14. Venice Skatepark
While not quite architecture in the traditional sense, it falls under the umbrella of landscape design and public spaces. A skatepark is a form of a plaza and the Venice skatepark is where hundreds of people congregate. Most are observers watching the brave few on skateboards or rollerblades navigate the parks obstacles. I couldn’t imagine doing a hobby for fun with that many people watching.
15. Santa Monica Pier
Santa Monica Pier, the end of Route 66 was built in the early 1900s. It juts out 1,600 feet into the Pacific Ocean and offers beautiful views of the Santa Monica coastline. It’s like a bare minimum amusement park with a roller coaster, Ferris wheel, a ride for smaller kids, some amusement park-style games and a place or two where you can get funnel cake or ice cream. We went on the rollercoaster and it was quite fun. At the end of the boardwalk is a restaurant and while we didn’t eat there, it would be an amazing place to catch a sunset.
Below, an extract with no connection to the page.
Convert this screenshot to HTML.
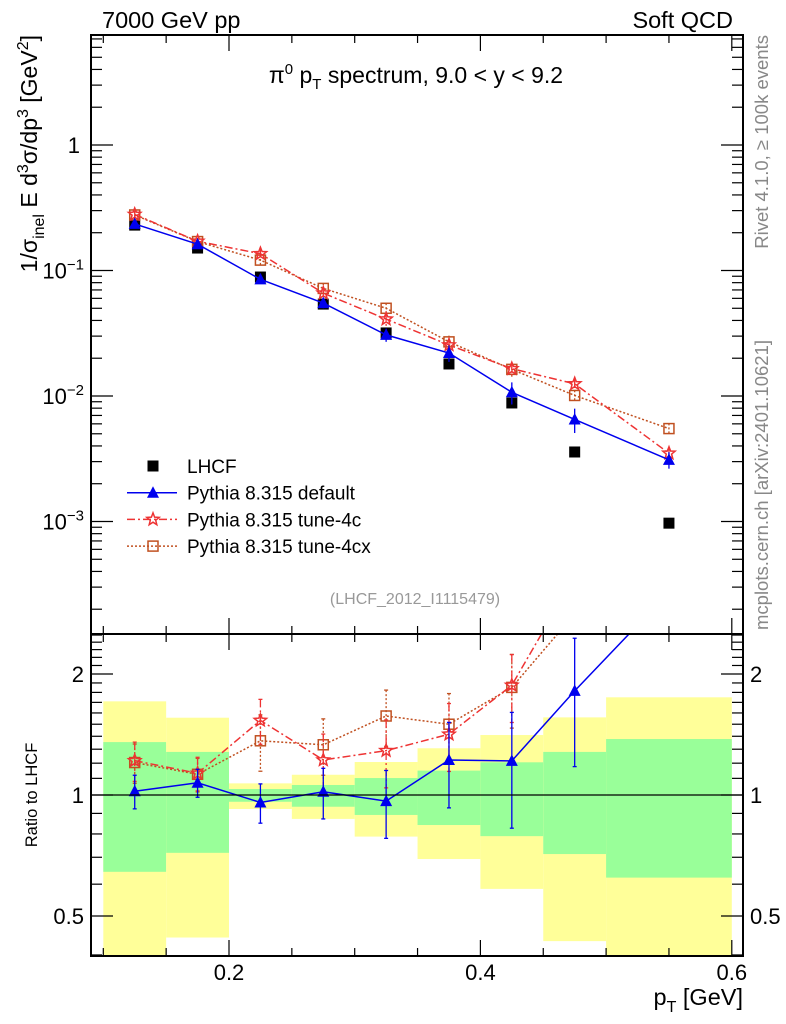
<!DOCTYPE html>
<html><head><meta charset="utf-8"><style>
html,body{margin:0;padding:0;background:#fff}
svg{display:block;font-family:"Liberation Sans",Arial,sans-serif}
</style></head><body>
<svg id="c" width="786" height="1024" viewBox="0 0 786 1024" xmlns="http://www.w3.org/2000/svg">
<defs>
<clipPath id="clipTop"><rect x="91" y="35" width="652" height="599"/></clipPath>
<clipPath id="clipRat"><rect x="91" y="634" width="652" height="322"/></clipPath>
</defs>
<g id="bands" clip-path="url(#clipRat)"></g>
<g id="marks"></g>
<g id="axes"></g>
<text x="102" y="28" font-size="23.5">7000 GeV pp</text>
<text x="733" y="28" font-size="23.5" text-anchor="end">Soft QCD</text>
<text x="416" y="83" font-size="23" text-anchor="middle">π<tspan dy="-9" font-size="15">0</tspan><tspan dy="9"> p</tspan><tspan dy="6" font-size="15">T</tspan><tspan dy="-6"> spectrum, 9.0 &lt; y &lt; 9.2</tspan></text>
<text transform="translate(37,35) rotate(-90)" font-size="23" text-anchor="end">1/σ<tspan dy="7" font-size="16">inel</tspan><tspan dy="-7"> E d</tspan><tspan dy="-9" font-size="16">3</tspan><tspan dy="9">σ/dp</tspan><tspan dy="-9" font-size="16">3</tspan><tspan dy="9"> [GeV</tspan><tspan dy="-9" font-size="16">2</tspan><tspan dy="9">]</tspan></text>
<text transform="translate(768,35) rotate(-90)" font-size="18.5" fill="#888" text-anchor="end">Rivet 4.1.0, ≥ 100k events</text>
<text transform="translate(768,630) rotate(-90)" font-size="18.5" fill="#888">mcplots.cern.ch [arXiv:2401.10621]</text>
<text x="415" y="604" font-size="16" fill="#999" text-anchor="middle">(LHCF_2012_I1115479)</text>
<text transform="translate(37,795) rotate(-90)" font-size="16.5" text-anchor="middle">Ratio to LHCF</text>
<text x="743" y="1005" font-size="23.5" text-anchor="end">p<tspan dy="7" font-size="16">T</tspan><tspan dy="-7"> [GeV]</tspan></text>
<g id="legend"></g>
</svg>
<script>
const binCenters=[0.125,0.175,0.225,0.275,0.325,0.375,0.425,0.475,0.55];
const binEdges=[0.1,0.15,0.2,0.25,0.3,0.35,0.4,0.45,0.5,0.6];
const lhcf=[0.23,0.151,0.0887,0.054,0.0318,0.018,0.0088,0.00358,0.00097];
const pyDefault=[0.235,0.162,0.085,0.055,0.0307,0.022,0.0107,0.0065,0.0031];
const pyTune4c=[0.28,0.171,0.136,0.066,0.041,0.0255,0.0165,0.0125,0.0035];
const pyTune4cx=[0.277,0.17,0.121,0.072,0.05,0.027,0.0163,0.0101,0.0055];
const errDefault=[0.06,0.05,0.07,0.09,0.12,0.15,0.2,0.22,0.15];
const err4c=[0.07,0.06,0.08,0.1,0.12,0.12,0.12,0.1,0.12];
const err4cx=[0.07,0.06,0.1,0.1,0.1,0.12,0.13,0.1,0.1];
const green1Hi=[1.354,1.28,1.035,1.059,1.102,1.15,1.206,1.28,1.378];
const green1Lo=[0.644,0.718,0.962,0.935,0.892,0.842,0.79,0.713,0.623];
const yellowHi=[1.71,1.557,1.069,1.123,1.208,1.307,1.41,1.56,1.75];
const yellowLo=[0.35,0.442,0.923,0.872,0.788,0.693,0.584,0.433,0.35];
const xTickLabels=[0.2,0.4,0.6];
const ratioTickLabels=[0.5,1,2];

const NS="http://www.w3.org/2000/svg";
const X=v=>103.3+(v-0.1)*1257;
const Y=v=>145-125.5*Math.log10(v);
const R=v=>795-121*Math.log2(v);
function mk(tag,attrs,parent){const e=document.createElementNS(NS,tag);for(const k in attrs)e.setAttribute(k,attrs[k]);parent.appendChild(e);return e;}
const bands=document.getElementById('bands'),marks=document.getElementById('marks'),axes=document.getElementById('axes'),legend=document.getElementById('legend');

for(let i=0;i<binCenters.length;i++){
  const x0=X(binEdges[i]),x1=X(binEdges[i+1]);
  const y=mk('rect',{x:x0,y:R(yellowHi[i]),width:x1-x0,height:R(yellowLo[i])-R(yellowHi[i]),fill:'#ffff99'},bands);
  
  
  const g=mk('rect',{x:x0,y:R(green1Hi[i]),width:x1-x0,height:R(green1Lo[i])-R(green1Hi[i]),fill:'#99ff99'},bands);
  
  
}
const one=mk('line',{x1:91,x2:743,y1:R(1),y2:R(1),stroke:'#000','stroke-width':1.3},axes);



function marker(type,cx,cy,color,parent){
  let e;
  if(type==='sq') e=mk('rect',{x:cx-5.5,y:cy-5.5,width:11,height:11,fill:'#000'},parent);
  else if(type==='tri') e=mk('polygon',{points:`${cx},${cy-6.5} ${cx-6},${cy+5} ${cx+6},${cy+5}`,fill:color},parent);
  else if(type==='star'){let p=[];for(let k=0;k<10;k++){const r=k%2?2.8:6.5,a=-Math.PI/2+k*Math.PI/5;p.push((cx+r*Math.cos(a)).toFixed(1)+','+(cy+r*Math.sin(a)).toFixed(1));}
    e=mk('polygon',{points:p.join(' '),fill:'none',stroke:color,'stroke-width':1.5},parent);}
  else e=mk('rect',{x:cx-5,y:cy-5,width:10,height:10,fill:'none',stroke:color,'stroke-width':1.5},parent);
  return e;
}
const series=[
 {name:'default',vals:pyDefault,err:errDefault,color:'#0000ee',dash:'',m:'tri'},
 {name:'tune-4c',vals:pyTune4c,err:err4c,color:'#ee3333',dash:'8,3,2,3',m:'star'},
 {name:'tune-4cx',vals:pyTune4cx,err:err4cx,color:'#c05020',dash:'2,2',m:'box'}];

const gTop=mk('g',{'clip-path':'url(#clipTop)'},marks);
const gRat=mk('g',{'clip-path':'url(#clipRat)'},marks);
lhcf.forEach((v,i)=>{const e=marker('sq',X(binCenters[i]),Y(v),'#000',gTop);
  
  });
series.slice().reverse().forEach(s=>{
  const pts=s.vals.map((v,i)=>X(binCenters[i])+','+Y(v)).join(' ');
  const l=mk('polyline',{points:pts,fill:'none',stroke:s.color,'stroke-width':1.5,'stroke-dasharray':s.dash},gTop);
  
  
  const rpts=s.vals.map((v,i)=>X(binCenters[i])+','+R(v/lhcf[i])).join(' ');
  const rl=mk('polyline',{points:rpts,fill:'none',stroke:s.color,'stroke-width':1.5,'stroke-dasharray':s.dash},gRat);
  
  
  s.vals.forEach((v,i)=>{
    const cx=X(binCenters[i]);
    const hi=v*(1+s.err[i]),lo=v*(1-s.err[i]);
    mk('line',{x1:cx,x2:cx,y1:Y(hi),y2:Y(lo),stroke:s.color,'stroke-width':1.3,'stroke-dasharray':s.dash},gTop);
    const p=marker(s.m,cx,Y(v),s.color,gTop);
    
    
    const r=v/lhcf[i];
    if(R(r)<630) return;
    const rh=r*(1+s.err[i]*1.6),rlo=r*(1-s.err[i]*1.6);
    mk('line',{x1:cx,x2:cx,y1:R(rh),y2:R(rlo),stroke:s.color,'stroke-width':1.3,'stroke-dasharray':s.dash},gRat);
    mk('line',{x1:cx-2,x2:cx+2,y1:R(rh),y2:R(rh),stroke:s.color,'stroke-width':1.3},gRat);
    mk('line',{x1:cx-2,x2:cx+2,y1:R(rlo),y2:R(rlo),stroke:s.color,'stroke-width':1.3},gRat);
    const rp=marker(s.m,cx,R(r),s.color,gRat);
    
    
  });
});

const f1=mk('rect',{x:91,y:35,width:652,height:599,fill:'none',stroke:'#000','stroke-width':2},axes);


const f2=mk('rect',{x:91,y:634,width:652,height:322,fill:'none',stroke:'#000','stroke-width':2},axes);


for(let k=2;k<=12;k++){const v=k*0.05,x=X(v);const L=(k%4===0)?16:8;
  [[35,1],[634,-1],[634,1],[956,-1]].forEach(([y0,d])=>mk('line',{x1:x,x2:x,y1:y0,y2:y0+d*L,stroke:'#000','stroke-width':1.2},axes));}
xTickLabels.forEach(v=>{const t=mk('text',{x:X(v),y:980,'font-size':22,'text-anchor':'middle'},axes);t.textContent=v.toFixed(1);
  
  });
for(let d=-4;d<=0;d++){for(let m=1;m<=9;m++){const v=m*Math.pow(10,d),y=Y(v);if(y<35||y>634)continue;const L=m===1?22:11;
  mk('line',{x1:91,x2:91+L,y1:y,y2:y,stroke:'#000','stroke-width':1.2},axes);mk('line',{x1:743,x2:743-L,y1:y,y2:y,stroke:'#000','stroke-width':1.2},axes);}}
[[0,'1'],[-1,'10'],[-2,'10'],[-3,'10']].forEach(([d,s])=>{const t=mk('text',{x:d===0?80:84,y:Y(Math.pow(10,d))+8,'font-size':22,'text-anchor':'end'},axes);
  t.textContent=s;if(d!==0){const sp=mk('tspan',{dy:-9,'font-size':15},t);sp.textContent='−'+(-d);}
  
  });
const rt=[0.4,0.5,0.6,0.7,0.8,0.9,1,1.1,1.2,1.3,1.4,1.5,1.6,1.7,1.8,1.9,2,2.1,2.2,2.3,2.4,2.5];
rt.forEach(v=>{const y=R(v);if(y<634||y>956)return;const L=ratioTickLabels.includes(v)?22:11;
  mk('line',{x1:91,x2:91+L,y1:y,y2:y,stroke:'#000','stroke-width':1.2},axes);mk('line',{x1:743,x2:743-L,y1:y,y2:y,stroke:'#000','stroke-width':1.2},axes);});
ratioTickLabels.forEach(v=>{[[84,'end'],[750,'start']].forEach(([x,a])=>{const t=mk('text',{x:x,y:R(v)+8,'font-size':22,'text-anchor':a},axes);t.textContent=String(v);
  
  });});
const lg=[{t:'LHCF',m:'sq',c:'#000'}].concat(series.map(s=>({t:'Pythia 8.315 '+s.name,m:s.m,c:s.color,dash:s.dash})));
lg.forEach((e,i)=>{const y=466+i*26.7;
  if(i>0)mk('line',{x1:127,x2:177,y1:y,y2:y,stroke:e.c,'stroke-width':1.5,'stroke-dasharray':e.dash},legend);
  marker(e.m,153,y,e.c,legend);
  const t=mk('text',{x:187,y:y+7,'font-size':19},legend);t.textContent=e.t;
  
  });
</script>
</body></html>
16. Sunken City (San Pedro)
Initially not in our trip. At the planning phase I discounted the Sunken City because it didn’t look like much, and it wasn’t anywhere near where we were going. However, we ended up nearby on our way to a beach and I’m glad we went because it was unexpectedly beautiful. It is the remains of a 1920s neighborhood that slid into the ocean after a landslide. The ruins are tilted sidewalks, broken foundations, and graffiti-covered fragments. It sits on a bluff next to the ocean, the brightly colored graffiti adds a touch of unexpected color to a natural landscape palette.